Didn't move me much — 4 years ago
On the topic of relationships, I found Before Sunrise and Before Sunset much more relevant and touching.
We Don’t Live Here Anymore did have an interesting quote, by Terry, the wife who is no longer loved by her husband:
[Terry] You say, “You are what you do”? Who really believes that?
I mean, what does that mean?
Does that mean I’m a cook, an errand runner, a fucker, a goddamn cleaning lady?
Because if you, you bastard, lost all discipline and folded up, and turned drunk and got bald and lost everything, I’d love you.
I love you. You, Jack.
In that hypothetical situation, I think Terry would love Jack for the history between them, but if she met that Jack at that moment, for the first time, she wouldn’t look at him twice.

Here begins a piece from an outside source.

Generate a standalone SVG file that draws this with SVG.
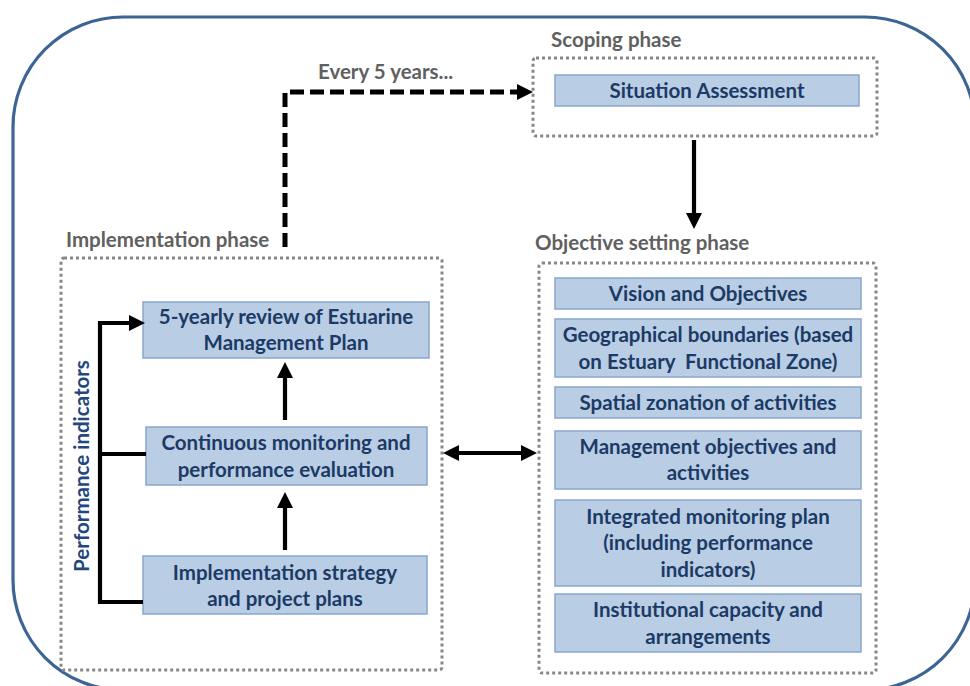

Imagine Terry would ask herself this question, called zero-based thinking:
“Would I have ever gotten started with this project, relationship, career, etc. if I had to do it all over again, knowing what I now know?”
By answering “Yes”, she condemns herself to a future identical to her dreadful present situation: unloved by her husband, ignored, criticized, cheated on. But still, she says Yes. Why? Beats me.
Hence, I don’t think that it’s sane to love a person for “who they are” even if they do terrible things. You’d actually love not that person, but a past version of them. “Is this the person I’ve married?” is the question that would arise in such situations, and the answer should be “Judging by their behavior, no.”
Philosophically speaking, we are what we do. To do is to act. The only way to interact with a person (except perhaps brain scans or brainwave manipulations), is through their actions. Any form of communication is an action as well. If one thinks something but acts otherwise, that’s hypocrisy or a mental disorder.
So yes, we are the totality of what we do. A philosophical movie that illustrates that very well, as opposed to the tautological idea that we are what we are, is Total Recall, where one character says:
You are what you do. A man is defined by his actions, not his memory.